Выбрать главу

Один из них попросил в аванс ботинки и рубашку, а, получив их, заговорил еще о чае и кофе. Тогда я спросил, сколько дневных пайков у них осталось (должно было остаться десять). «Пять», — ответил он бодро. Остальное они уже съели, не позаботившись о том, чтобы равномерно разделить полученное продовольствие.

Я возмутился: при таком легкомыслии наших запасов, конечно, не хватит! Повернувшись к Эндрью, я продолжал:

— Скажи, что я могу выдавать им только установленный паек. Пусть решают сейчас. Если это их не устраивает, повернем назад и отменим весь поход. Могу добавить, как уже обещал, немного фариньи — это все, что у меня есть. И чтобы я не слышал больше жалоб, с меня и так хватит.

Эндрью опешил:

— Мистер Гэппи, если им так сказать, они уйдут. Вы не знаете этих людей.

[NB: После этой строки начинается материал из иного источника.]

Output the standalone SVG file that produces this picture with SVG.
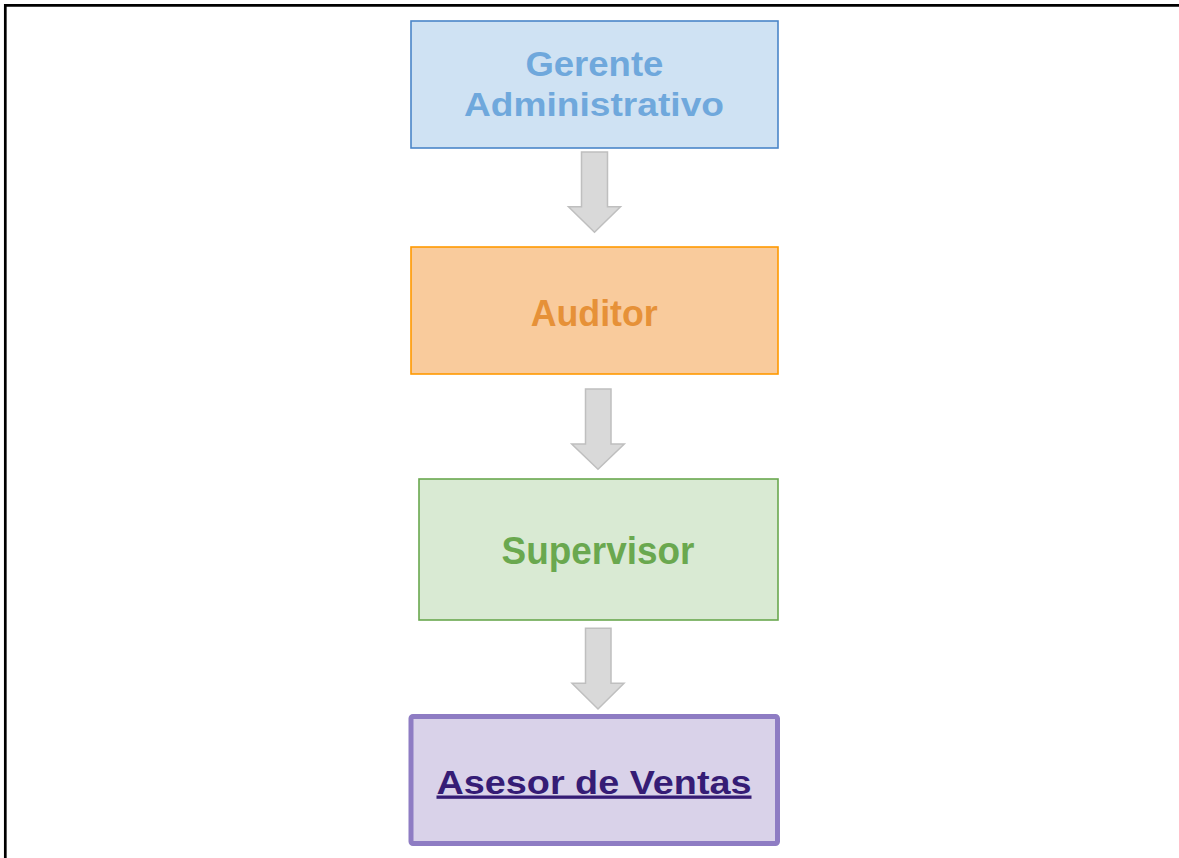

Я оценил его предусмотрительность, но мне надоели бесконечные претензии.

— Ну хорошо, а как бы ты сам поступил на своем ранчо с такими людьми?

Он помедлил.

— Иногда я отдаю им все, что у меня есть, а сам обхожусь как-нибудь. А иногда и так решаю — ну их, мол, к черту!

Я улыбнулся.

— Значит, ничего им не говорить?

— Да, сэр. Лучше не надо.

— Ладно, посмотрим, как Безил с ними управится. Он их привел, он за них и отвечает.

В благодарность за дружеский совет я был готов простить Эндрью его раздражительность. Глядя на этого рослого неуклюжего человека, я подумал, что он в сущности хороший парень и желает мне только добра. Просто он очень устал от бродячей жизни. Но все-таки они с Ионой всю душу из меня вымотали: каждое распоряжение исполняли крайне неохотно, каждый шаг делали словно через силу.

Я прекратил разговор о продуктах и спросил ваписианов, что за местность ожидает нас впереди. Очень труднопроходимая, отвечали они, на путь до Мапуэры уйдет дней пять-шесть, потому что вещи придется переносить по частям. Значит, мы поспеем к Безилу как раз, когда кончатся его запасы.

День еще только начинался. Как только ваписианы поели и отдохнули, я отправил их в путь с первой партией снаряжения, поручив доставить его возможно ближе к перевалу и сложить в таком месте, где можно разбить лагерь. Пока будут перебрасывать все снаряжение, я собирался изучить лес на водоразделе.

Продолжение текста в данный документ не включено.